Из лиственной целлюлозы можно изготавливать салфетки, бумажные полотенца, платки и простыни, одноразовое больничное белье. Но под производство этой продукции следовало бы построить в свое время отдельные предприятия, чего мы так и не сделали. Неудивительно, что сейчас, когда душевое потребление бумаги в Европе уже превышает 140 кг в год, Россия едва приближается к отметке 30кг, да и то с учетом импорта. За последние 25 лет мы не ввели в строй ни одного ЦБК.

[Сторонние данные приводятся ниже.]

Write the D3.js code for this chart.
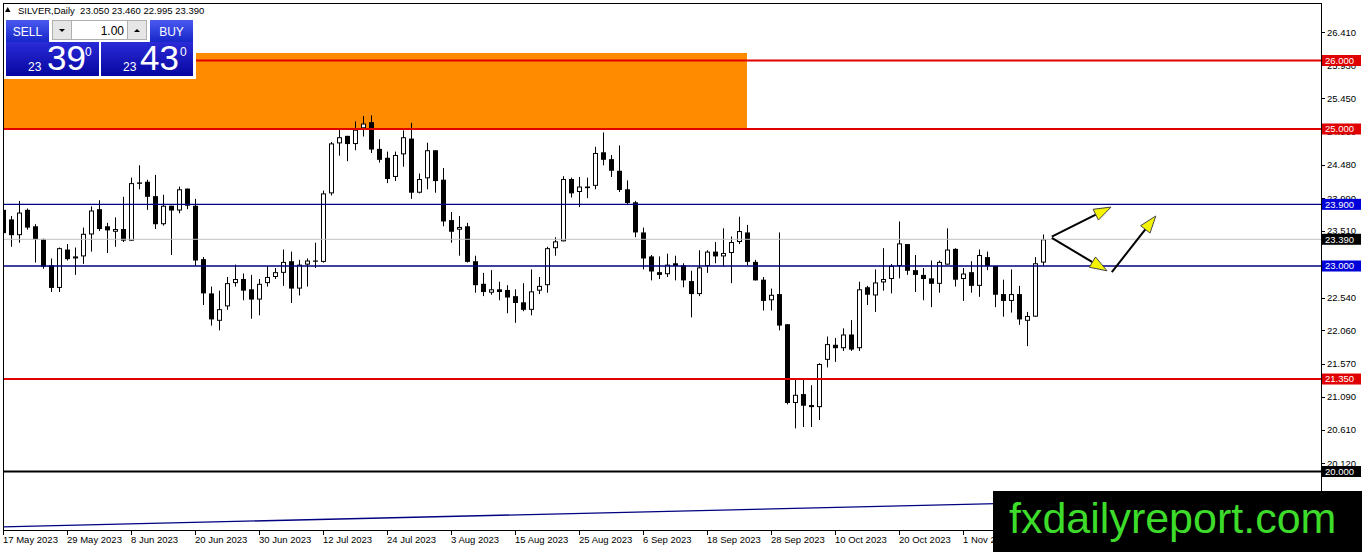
<!DOCTYPE html>
<html><head><meta charset="utf-8">
<script src="https://cdn.jsdelivr.net/npm/d3@7"></script>
<style>html,body{margin:0;padding:0;background:#fff;overflow:hidden}svg{display:block;font-family:"Liberation Sans",Arial,sans-serif}</style>
</head><body>
<script>
// ---- data (daily SILVER candles, bar index 0 = 17 May 2023) ----
const opens  = [23.82,23.68,23.45,23.82,23.58,23.39,23.01,22.68,23.24,23.11,23.14,23.46,23.83,23.58,23.50,23.54,23.37,24.22,24.23,24.02,23.61,23.88,23.81,24.13,23.88,23.10,22.60,22.20,22.41,22.75,22.81,22.66,22.51,22.75,22.84,22.90,23.07,22.67,23.02,23.08,23.06,24.06,24.79,24.90,24.78,25.01,25.10,24.71,24.58,24.30,24.63,24.86,24.07,24.28,24.69,24.26,23.67,23.53,23.58,23.07,22.74,22.61,22.66,22.65,22.56,22.47,22.36,22.64,22.72,23.26,23.36,24.27,24.08,24.16,24.17,24.66,24.56,24.39,24.12,23.93,23.49,23.14,22.91,22.88,23.04,23.01,22.78,22.59,23.00,23.21,23.14,23.19,23.35,23.49,23.06,22.80,22.50,22.59,22.15,21.00,21.13,20.97,20.94,21.63,21.85,21.80,22.00,21.80,22.69,22.57,22.76,22.81,23.00,23.32,22.94,22.87,22.82,22.74,23.02,23.25,22.81,22.91,22.71,23.13,23.00,22.59,22.49,22.59,22.20,22.26,23.05];
const highs  = [23.88,23.73,23.95,23.84,23.61,23.40,23.11,23.27,23.32,23.27,23.56,23.87,23.96,23.63,23.71,24.01,24.29,24.47,24.26,24.33,24.04,23.88,24.16,24.13,23.98,23.13,22.70,22.64,22.84,23.02,22.89,22.87,22.81,23.00,22.97,23.24,23.21,23.09,23.11,23.34,24.10,24.81,24.99,24.90,25.11,25.19,25.20,24.85,24.67,24.67,24.98,25.09,24.35,24.80,24.69,24.43,23.79,23.73,23.63,23.15,22.90,22.94,22.77,22.72,22.66,22.75,22.95,22.84,23.28,23.42,24.31,24.29,24.30,24.29,24.74,24.95,24.62,24.76,24.25,23.95,23.56,23.16,23.14,23.18,23.15,23.04,22.93,23.23,23.23,23.35,23.55,23.43,23.72,23.60,23.09,22.84,22.67,23.49,22.15,21.36,21.36,21.26,21.58,21.97,21.95,22.09,22.21,22.77,22.71,22.95,23.26,23.03,23.65,23.32,23.16,22.97,23.08,23.08,23.55,23.26,22.97,23.07,23.24,23.21,23.00,22.80,22.95,22.71,22.33,23.13,23.46];
const lows   = [23.30,23.28,23.34,23.53,23.05,22.96,22.62,22.62,23.08,22.87,23.03,23.21,23.51,23.19,23.28,23.35,23.37,24.12,23.82,23.54,23.59,23.16,23.77,23.83,23.00,22.43,22.13,22.06,22.36,22.70,22.50,22.23,22.28,22.70,22.81,22.71,22.46,22.57,22.70,22.97,23.05,24.03,24.61,24.53,24.69,24.89,24.65,24.51,24.21,24.24,24.45,23.98,24.06,24.12,24.07,23.58,23.34,23.15,23.05,22.61,22.56,22.58,22.50,22.31,22.17,22.34,22.28,22.59,22.61,23.15,23.36,24.00,23.86,23.99,24.12,24.47,24.30,24.08,23.89,23.42,22.95,22.79,22.81,22.84,22.79,22.69,22.25,22.56,22.90,23.04,22.99,22.75,23.32,23.01,22.79,22.35,22.35,22.06,20.98,20.63,20.65,20.65,20.75,21.52,21.60,21.76,21.76,21.76,22.43,22.33,22.64,22.60,22.82,22.87,22.62,22.50,22.40,22.61,23.02,22.70,22.49,22.61,22.55,22.94,22.40,22.26,22.32,22.14,21.83,22.26,22.995];
const closes = [23.48,23.45,23.78,23.56,23.39,22.99,22.68,23.26,23.10,23.14,23.47,23.81,23.54,23.52,23.54,23.37,24.21,24.20,24.01,23.61,23.88,23.81,24.12,23.88,23.08,22.60,22.22,22.37,22.75,22.81,22.64,22.51,22.74,22.84,22.91,23.06,22.67,23.02,23.08,23.07,24.06,24.79,24.88,24.78,24.99,25.08,24.70,24.55,24.27,24.62,24.88,24.07,24.27,24.69,24.24,23.65,23.50,23.57,23.06,22.72,22.62,22.66,22.62,22.54,22.46,22.36,22.63,22.71,23.26,23.36,24.27,24.06,24.16,24.16,24.65,24.55,24.39,24.11,23.92,23.49,23.11,22.92,22.87,23.02,23.00,22.79,22.59,22.98,23.21,23.14,23.19,23.35,23.51,23.06,22.79,22.49,22.58,22.13,21.00,21.12,20.96,20.94,21.57,21.86,21.80,22.00,21.78,22.66,22.58,22.76,22.81,23.00,23.33,22.93,22.87,22.81,22.74,23.06,23.24,22.80,22.89,22.71,23.16,23.00,22.58,22.49,22.59,22.22,22.27,23.04,23.39];

const dateTickIndex  = [0,8,16,24,32,40,48,56,64,72,80,88,96,104,112,120];
const dateTickLabels = ["17 May 2023","29 May 2023","8 Jun 2023","20 Jun 2023","30 Jun 2023","12 Jul 2023","24 Jul 2023","3 Aug 2023","15 Aug 2023","25 Aug 2023","6 Sep 2023","18 Sep 2023","28 Sep 2023","10 Oct 2023","20 Oct 2023","1 Nov 2023"];
const priceTicks = [26.41,25.93,25.45,24.96,24.48,23.99,23.51,23.03,22.54,22.06,21.57,21.09,20.61,20.12];

const redLevels   = [26.0,25.0,21.35];
const blueLevels  = [23.9,23.0];
const bidLevel    = 23.39;
const blackLevels = [20.0];

const zoneIdx   = [-0.4,93];
const zonePrice = [25.0,26.11];
const trendIdx   = [-0.4,160];
const trendPrice = [19.19,19.63];
// arrows: [fromIdx, fromPrice, toIdx, toPrice]
const arrowsFrom = [[131.1,23.43],[131.1,23.41],[138.6,22.91]];
const arrowsTo   = [[138.5,23.86],[138.0,22.93],[144.1,23.73]];

const symbolTitle = "SILVER,Daily";
const sellPrice = ["23","39","0"];
const buyPrice  = ["23","43","0"];
const lotSize = "1.00";
const watermark = "fxdailyreport.com";

// ---- layout ----
const W=1362,H=552, L=3, T=3, R=1321, B=530;
const x = d3.scaleLinear().domain([0,130]).range([3,1043]);
const y = d3.scaleLinear().domain([20,26]).range([471.5,60.5]);

const svg = d3.select("body").append("svg").attr("width",W).attr("height",H);
const defs = svg.append("defs");
defs.append("clipPath").attr("id","plot").append("rect").attr("x",L).attr("y",T).attr("width",R-L).attr("height",B-T);
const g1 = defs.append("linearGradient").attr("id","btn").attr("x1",0).attr("y1",0).attr("x2",0).attr("y2",1);
g1.append("stop").attr("offset","0%").attr("stop-color","#4a5af0");
g1.append("stop").attr("offset","100%").attr("stop-color","#1626c8");
const g2 = defs.append("linearGradient").attr("id","big").attr("x1",0).attr("y1",0).attr("x2",0).attr("y2",1);
g2.append("stop").attr("offset","0%").attr("stop-color","#2b2bd8");
g2.append("stop").attr("offset","100%").attr("stop-color","#0606a0");

svg.append("rect").attr("width",W).attr("height",H).attr("fill","#fff");
const plot = svg.append("g").attr("clip-path","url(#plot)");

// zone
plot.append("rect")
  .attr("x",x(zoneIdx[0])).attr("width",x(zoneIdx[1])-x(zoneIdx[0]))
  .attr("y",y(zonePrice[1])).attr("height",y(zonePrice[0])-y(zonePrice[1]))
  .attr("fill","#ff8c00");

// trendline
plot.append("line").attr("x1",x(trendIdx[0])).attr("y1",y(trendPrice[0]))
  .attr("x2",x(trendIdx[1])).attr("y2",y(trendPrice[1]))
  .attr("stroke","#000080").attr("stroke-width",1.3);

// candles
const idx = d3.range(opens.length);
const cg = plot.append("g");
cg.selectAll("line.w").data(idx).join("line")
  .attr("x1",i=>x(i)+0.5).attr("x2",i=>x(i)+0.5)
  .attr("y1",i=>y(highs[i])).attr("y2",i=>y(lows[i]))
  .attr("stroke","#000").attr("stroke-width",1);
cg.selectAll("rect.b").data(idx).join("rect")
  .attr("x",i=>closes[i]>=opens[i]? x(i)-1.5 : x(i)-2)
  .attr("width",i=>closes[i]>=opens[i]? 4 : 5)
  .attr("y",i=>{const t=y(Math.max(opens[i],closes[i])); return closes[i]>=opens[i]? t+0.5 : t;})
  .attr("height",i=>{const h=Math.abs(y(opens[i])-y(closes[i])); return closes[i]>=opens[i]? Math.max(h-1,0.6) : Math.max(h,1.2);})
  .attr("fill",i=>closes[i]>=opens[i]?"#fff":"#000")
  .attr("stroke",i=>closes[i]>=opens[i]?"#000":"none")
  .attr("stroke-width",1);

// horizontal levels
const hl = plot.append("g");
hl.append("line").attr("x1",L).attr("x2",R).attr("y1",y(bidLevel)).attr("y2",y(bidLevel)).attr("stroke","#c0c0c0").attr("stroke-width",1);
hl.selectAll("line.blue").data(blueLevels).join("line").attr("x1",L).attr("x2",R)
  .attr("y1",d=>y(d)).attr("y2",d=>y(d)).attr("stroke","#000080").attr("stroke-width",1.3);
hl.selectAll("line.red").data(redLevels).join("line").attr("x1",L).attr("x2",R)
  .attr("y1",d=>y(d)).attr("y2",d=>y(d)).attr("stroke","#e00000").attr("stroke-width",2);
hl.selectAll("line.blk").data(blackLevels).join("line").attr("x1",L).attr("x2",R)
  .attr("y1",d=>y(d)).attr("y2",d=>y(d)).attr("stroke","#000").attr("stroke-width",2);

// arrows
const ag = plot.append("g");
arrowsFrom.forEach((f,k)=>{
  const t = arrowsTo[k];
  const x1=x(f[0]), y1=y(f[1]), x2=x(t[0]), y2=y(t[1]);
  const ang=Math.atan2(y2-y1,x2-x1), len=17, hw=6;
  const bx=x2-len*Math.cos(ang), by=y2-len*Math.sin(ang);
  ag.append("line").attr("x1",x1).attr("y1",y1).attr("x2",bx).attr("y2",by).attr("stroke","#000").attr("stroke-width",2);
  const px=-Math.sin(ang), py=Math.cos(ang);
  ag.append("polygon").attr("points",[[x2,y2],[bx+px*hw,by+py*hw],[bx-px*hw,by-py*hw]].map(p=>p.join(",")).join(" "))
    .attr("fill","#f4f400").attr("stroke","#444").attr("stroke-width",1);
});

// frame
svg.append("rect").attr("x",L+0.5).attr("y",T+0.5).attr("width",R-L).attr("height",B-T)
  .attr("fill","none").attr("stroke","#000").attr("stroke-width",1);

// right axis
const ax = svg.append("g").attr("font-size","9.5px").attr("fill","#000");
ax.selectAll("line.t").data(priceTicks).join("line")
  .attr("x1",R).attr("x2",R+4).attr("y1",d=>Math.round(y(d))+0.5).attr("y2",d=>Math.round(y(d))+0.5)
  .attr("stroke","#000");
ax.selectAll("text.t").data(priceTicks).join("text")
  .attr("x",R+6).attr("y",d=>y(d)).attr("dy","0.35em").text(d=>d.toFixed(3));

// bottom axis
const bx = svg.append("g").attr("font-size","9.5px").attr("fill","#000");
bx.selectAll("line").data(dateTickIndex).join("line")
  .attr("x1",i=>x(i)+0.5).attr("x2",i=>x(i)+0.5).attr("y1",B).attr("y2",B+5).attr("stroke","#000");
bx.selectAll("text").data(dateTickIndex).join("text")
  .attr("x",i=>x(i)).attr("y",543).text((i,k)=>dateTickLabels[k]);

// price labels
const labels = [
  ...redLevels.map(v=>({v,c:"#e00000"})),
  ...blueLevels.map(v=>({v,c:"#0000d8"})),
  {v:bidLevel,c:"#000"},
  ...blackLevels.map(v=>({v,c:"#000"}))
];
const lg = svg.append("g").attr("font-size","9.5px");
labels.forEach(d=>{
  const cy=y(d.v);
  lg.append("rect").attr("x",R+1).attr("y",cy-5.5).attr("width",W-R-2).attr("height",11).attr("fill",d.c);
  lg.append("text").attr("x",R+4).attr("y",cy).attr("dy","0.36em").attr("fill","#fff").text(d.v.toFixed(3));
});

// header title
const last = opens.length-1;
svg.append("path").attr("d","M5,12 L10.5,12 L7.75,7 Z").attr("fill","#000");
svg.append("text").attr("x",18).attr("y",14).attr("font-size","9.5px").attr("fill","#000")
  .attr("xml:space","preserve")
  .text(`${symbolTitle}  ${opens[last].toFixed(3)} ${highs[last].toFixed(3)} ${lows[last].toFixed(3)} ${closes[last].toFixed(3)}`);

// one click trading panel
const p = svg.append("g");
p.append("rect").attr("x",4).attr("y",17).attr("width",192).attr("height",62).attr("fill","#fff");
p.append("rect").attr("x",6).attr("y",20).attr("width",43).attr("height",22).attr("fill","url(#btn)");
p.append("text").attr("x",27.5).attr("y",35.5).attr("text-anchor","middle").attr("font-size","12px").attr("fill","#fff").text("SELL");
p.append("rect").attr("x",150).attr("y",20).attr("width",43).attr("height",22).attr("fill","url(#btn)");
p.append("text").attr("x",171.5).attr("y",35.5).attr("text-anchor","middle").attr("font-size","12px").attr("fill","#fff").text("BUY");
p.append("rect").attr("x",52.5).attr("y",20.5).attr("width",19).attr("height",19).attr("fill","#e6e6e6").attr("stroke","#b0b0b0");
p.append("path").attr("d","M59,29 L65,29 L62,32 Z").attr("fill","#000");
p.append("rect").attr("x",71.5).attr("y",20.5).attr("width",56).attr("height",19).attr("fill","#fff").attr("stroke","#b0b0b0");
p.append("text").attr("x",124).attr("y",34.5).attr("text-anchor","end").attr("font-size","12px").attr("fill","#000").text(lotSize);
p.append("rect").attr("x",127.5).attr("y",20.5).attr("width",19).attr("height",19).attr("fill","#e6e6e6").attr("stroke","#b0b0b0");
p.append("path").attr("d","M134,32 L140,32 L137,29 Z").attr("fill","#000");
[[6,sellPrice,28,47,85],[101,buyPrice,123,140,180]].forEach(([bx0,pr,xs,xb,xsup])=>{
  p.append("rect").attr("x",bx0).attr("y",42).attr("width",bx0===6?93:92).attr("height",34).attr("fill","url(#big)");
  p.append("text").attr("x",xs).attr("y",71).attr("font-size","12px").attr("fill","#fff").text(pr[0]);
  p.append("text").attr("x",xb).attr("y",70).attr("font-size","35px").attr("fill","#fff").text(pr[1]);
  p.append("text").attr("x",xsup).attr("y",56).attr("font-size","12px").attr("fill","#fff").text(pr[2]);
});

// watermark
svg.append("rect").attr("x",993).attr("y",491).attr("width",W-993).attr("height",H-491).attr("fill","#000");
svg.append("text").attr("x",1009).attr("y",533).attr("font-size","43px").attr("fill","#3ddc2a").text(watermark);
</script>
</body></html>
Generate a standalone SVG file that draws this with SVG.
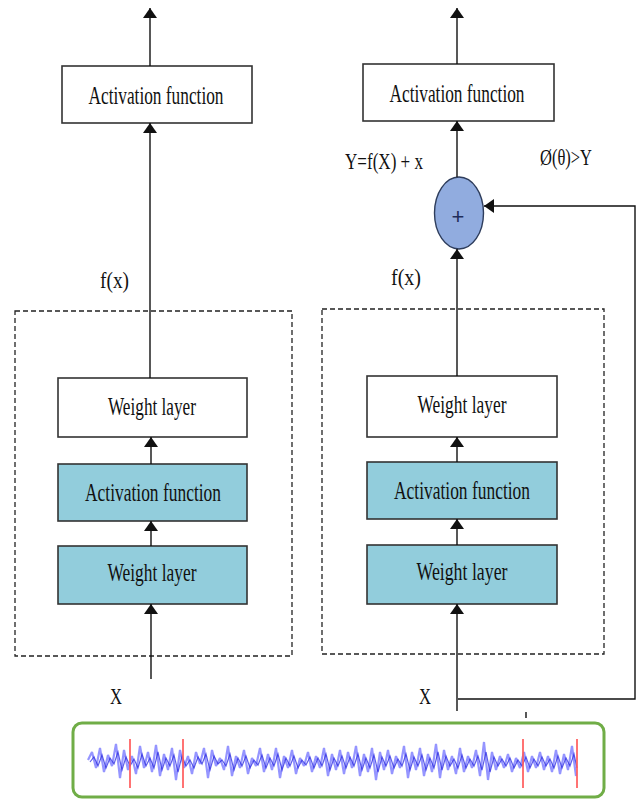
<svg xmlns="http://www.w3.org/2000/svg" width="637" height="802" viewBox="0 0 637 802">
  <defs>
    <marker id="arrow" viewBox="0 0 10 14" refX="10" refY="7" markerWidth="10" markerHeight="14" markerUnits="userSpaceOnUse" orient="auto">
      <path d="M0,0 L10,7 L0,14 Z" fill="#111"/>
    </marker>
    <filter id="soft" x="-5%" y="-30%" width="110%" height="160%">
      <feGaussianBlur stdDeviation="0.7"/>
    </filter>
  </defs>
  <style>
    .box { stroke: #333; stroke-width: 1.6; }
    .plain { fill: #ffffff; }
    .teal { fill: #92cddc; }
    .group { fill: none; stroke: #222; stroke-width: 1.3; stroke-dasharray: 5 3; }
    .wire { fill: none; stroke: #111; stroke-width: 1.4; }
    .label { font-family: 'Liberation Serif', 'Times New Roman', serif; font-size: 26px; fill: #111; text-anchor: middle; }
    .small { font-family: 'Liberation Serif', 'Times New Roman', serif; font-size: 23px; fill: #111; }
  </style>
  <rect width="637" height="802" fill="#ffffff"/>

  <!-- plain stack (left) -->
  <g id="left-group">
    <rect class="group" x="15" y="311" width="277" height="345"/>
  </g>
  <g id="left-activation-out">
    <rect class="box plain" x="62" y="66" width="190" height="57"/>
    <text class="label" x="156" y="104" textLength="135" lengthAdjust="spacingAndGlyphs">Activation function</text>
  </g>
  <g id="left-weight-2">
    <rect class="box plain" x="58" y="378" width="189" height="59"/>
    <text class="label" x="152" y="415" textLength="88" lengthAdjust="spacingAndGlyphs">Weight layer</text>
  </g>
  <g id="left-activation">
    <rect class="box teal" x="58" y="464" width="189" height="57"/>
    <text class="label" x="153" y="501" textLength="136" lengthAdjust="spacingAndGlyphs">Activation function</text>
  </g>
  <g id="left-weight-1">
    <rect class="box teal" x="58" y="546" width="189" height="58"/>
    <text class="label" x="152" y="581" textLength="89" lengthAdjust="spacingAndGlyphs">Weight layer</text>
  </g>
  <g id="left-labels">
    <text class="small" x="100" y="288" textLength="29" lengthAdjust="spacingAndGlyphs">f(x)</text>
    <text class="small" x="110" y="704" textLength="12" lengthAdjust="spacingAndGlyphs">X</text>
  </g>

  <!-- residual stack (right) -->
  <g id="right-group">
    <rect class="group" x="322" y="309" width="282" height="345"/>
  </g>
  <g id="right-activation-out">
    <rect class="box plain" x="363" y="64" width="191" height="57"/>
    <text class="label" x="457" y="102" textLength="135" lengthAdjust="spacingAndGlyphs">Activation function</text>
  </g>
  <g id="right-weight-2">
    <rect class="box plain" x="367" y="376" width="190" height="61"/>
    <text class="label" x="462" y="413" textLength="89" lengthAdjust="spacingAndGlyphs">Weight layer</text>
  </g>
  <g id="right-activation">
    <rect class="box teal" x="367" y="462" width="190" height="57"/>
    <text class="label" x="462" y="499" textLength="136" lengthAdjust="spacingAndGlyphs">Activation function</text>
  </g>
  <g id="right-weight-1">
    <rect class="box teal" x="367" y="545" width="190" height="59"/>
    <text class="label" x="462" y="580" textLength="91" lengthAdjust="spacingAndGlyphs">Weight layer</text>
  </g>
  <g id="sum">
    <ellipse cx="459" cy="213" rx="24.5" ry="36" fill="#91acdf" stroke="#2e3d5c" stroke-width="1.4"/>
    <text x="458" y="224" font-family="Liberation Sans, Arial, sans-serif" font-size="22" fill="#1f2d5a" text-anchor="middle">+</text>
  </g>
  <g id="right-labels">
    <text class="small" x="345" y="169" textLength="78" lengthAdjust="spacingAndGlyphs">Y=f(X) + x</text>
    <text class="small" x="540" y="165" textLength="52" lengthAdjust="spacingAndGlyphs">Ø(θ)&gt;Y</text>
    <text class="small" x="391" y="285" textLength="30" lengthAdjust="spacingAndGlyphs">f(x)</text>
    <text class="small" x="419" y="704" textLength="12" lengthAdjust="spacingAndGlyphs">X</text>
  </g>

  <!-- connectors -->
  <g id="connectors">
    <line class="wire" x1="150" y1="66" x2="150" y2="8" marker-end="url(#arrow)"/>
    <line class="wire" x1="150" y1="378" x2="150" y2="123" marker-end="url(#arrow)"/>
    <line class="wire" x1="151" y1="464" x2="151" y2="437" marker-end="url(#arrow)"/>
    <line class="wire" x1="151" y1="546" x2="151" y2="521" marker-end="url(#arrow)"/>
    <line class="wire" x1="151" y1="679" x2="151" y2="604" marker-end="url(#arrow)"/>

    <line class="wire" x1="457" y1="64" x2="457" y2="8" marker-end="url(#arrow)"/>
    <line class="wire" x1="457" y1="177" x2="457" y2="121" marker-end="url(#arrow)"/>
    <line class="wire" x1="457" y1="376" x2="457" y2="249" marker-end="url(#arrow)"/>
    <line class="wire" x1="457" y1="462" x2="457" y2="437" marker-end="url(#arrow)"/>
    <line class="wire" x1="457" y1="545" x2="457" y2="519" marker-end="url(#arrow)"/>
    <line class="wire" x1="457" y1="711" x2="457" y2="604" marker-end="url(#arrow)"/>
    <polyline class="wire" points="458,699 635,699 635,206 484,206" marker-end="url(#arrow)"/>
    <line class="wire" x1="526" y1="712" x2="526" y2="718" stroke-width="1"/>
  </g>

  <!-- input signal strip -->
  <g id="signal">
    <rect x="73" y="723" width="531" height="74" rx="9" fill="#ffffff" stroke="#70ad47" stroke-width="3"/>
    <g filter="url(#soft)">
      <polyline fill="none" stroke="#6a6aff" stroke-opacity="0.7" stroke-width="2.2" stroke-linejoin="bevel" points="88,760 92,752 96,768 100,748 104,772 108,755 112,766 116,744 120,778 124,750 128,770 132,756 136,774 140,746 144,768 148,752 152,772 156,745 160,776 164,754 168,770 172,748 176,780 180,750 184,768 188,756 192,774 196,752 200,764 204,748 208,778 212,750 216,766 220,758 224,770 228,746 232,776 236,756 240,768 244,750 248,774 252,758 256,766 260,748 264,772 268,754 272,770 276,748 280,778 284,756 288,768 292,750 296,774 300,758 304,766 308,752 312,772 316,756 320,768 324,748 328,776 332,754 336,770 340,750 344,774 348,752 352,768 356,746 360,776 364,754 368,772 372,748 376,780 380,752 384,770 388,750 392,774 396,756 400,768 404,746 408,778 412,752 416,770 420,748 424,776 428,754 432,772 436,744 440,778 444,750 448,770 452,756 456,774 460,748 464,772 468,756 472,768 476,750 480,776 484,742 488,780 492,752 496,770 500,756 504,768 508,754 512,772 516,758 520,768 524,752 528,772 532,756 536,768 540,752 544,770 548,756 552,772 556,750 560,774 564,754 568,770 572,746 576,776"/>
      <polyline fill="none" stroke="#2a2ae0" stroke-opacity="0.75" stroke-width="1.2" points="90,762 94,757 98,766 102,755 106,768 110,758 114,764 118,752 122,770 126,757 130,766 134,759 138,768 142,754 146,766 150,758 154,768 158,752 162,770 166,758 170,766 174,755 178,772 182,756 186,766 190,760 194,768 198,757 202,764 206,754 210,770 214,756 218,764 222,760 226,766 230,754 234,770 238,758 242,766 246,756 250,768 254,760 258,765 262,755 266,768 270,758 274,766 278,754 282,770 286,758 290,766 294,756 298,768 302,760 306,765 310,757 314,768 318,758 322,766 326,754 330,770 334,758 338,766 342,756 346,768 350,757 354,766 358,754 362,770 366,758 370,768 374,755 378,772 382,757 386,766 390,756 394,768 398,759 402,766 406,754 410,770 414,757 418,766 422,755 426,770 430,758 434,768 438,752 442,770 446,756 450,766 454,759 458,768 462,755 466,768 470,759 474,766 478,756 482,770 486,752 490,772 494,757 498,766 502,759 506,766 510,758 514,768 518,760 522,766 526,757 530,768 534,759 538,766 542,757 546,766 550,759 554,768 558,756 562,768 566,758 570,766 574,754 577,768"/>
    </g>
    <g stroke="#ff5a5a" stroke-opacity="0.85" stroke-width="2">
      <line x1="130" y1="739" x2="130" y2="788"/>
      <line x1="183" y1="739" x2="183" y2="788"/>
      <line x1="523" y1="739" x2="523" y2="788"/>
      <line x1="577" y1="739" x2="577" y2="788"/>
    </g>
  </g>
</svg>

Как уже было сказано, со времен СССР в России произошел резкий спад мебельного производства, целлюлозно-бумажной и строительной промышленности. Фактически единственная отрасль, которой удалось подняться и приносить прибыль, − это производство фанеры. В 2005 году, по данным Росстата, фанерная промышленность России достигла рекордных показателей − 2,55 млн м3, превысив на 12% уровень 1988 года, на который пришелся максимальный выпуск фанеры за все время существования СССР, − 2,273 млн м3.

Производством клееной фанеры в России занимаются сегодня около 50 крупных и средних предприятий. Высокими темпами растет производство именно большеформатной фанеры: сейчас оно составляет 30% от всей, которую выпускают в России, хотя в 1998 году этот показатель не превышал 14%. Если СССР экспортировал 400 000 м³ фанеры в год (и примерно 1 600 000 м³ реализовывал на внутреннем рынке), то сейчас Россия экспортирует 1 600 000 м³.

По данным UNECE, рост производства фанеры в России за последние три года составил 18,8%, и эта тенденция продолжится. А раз так, то придется рубить больше берез. Ведь, чтобы произвести 1 м³ фанеры, нужно потратить 3 м³ березового сырья. Получая в среднем 2 300 000 м³ фанеры, мы ежегодно расходуем около 7 млн м3 березы. Потребует рынок 7 млн м3 фанеры, значит, будем заготавливать 20 с лишним млн м3. И никуда не денемся, если не хотим оставить отрасль без сырья, а людей без работы.

Надо ли говорить, что развитие фанерной промышленности в России во многом произошло благодаря тому, что мы, увеличив заготовки березовой древесины, стали продавать ее в Финляндию и Швецию? Появились деньги − и результаты не заставили себя долго ждать.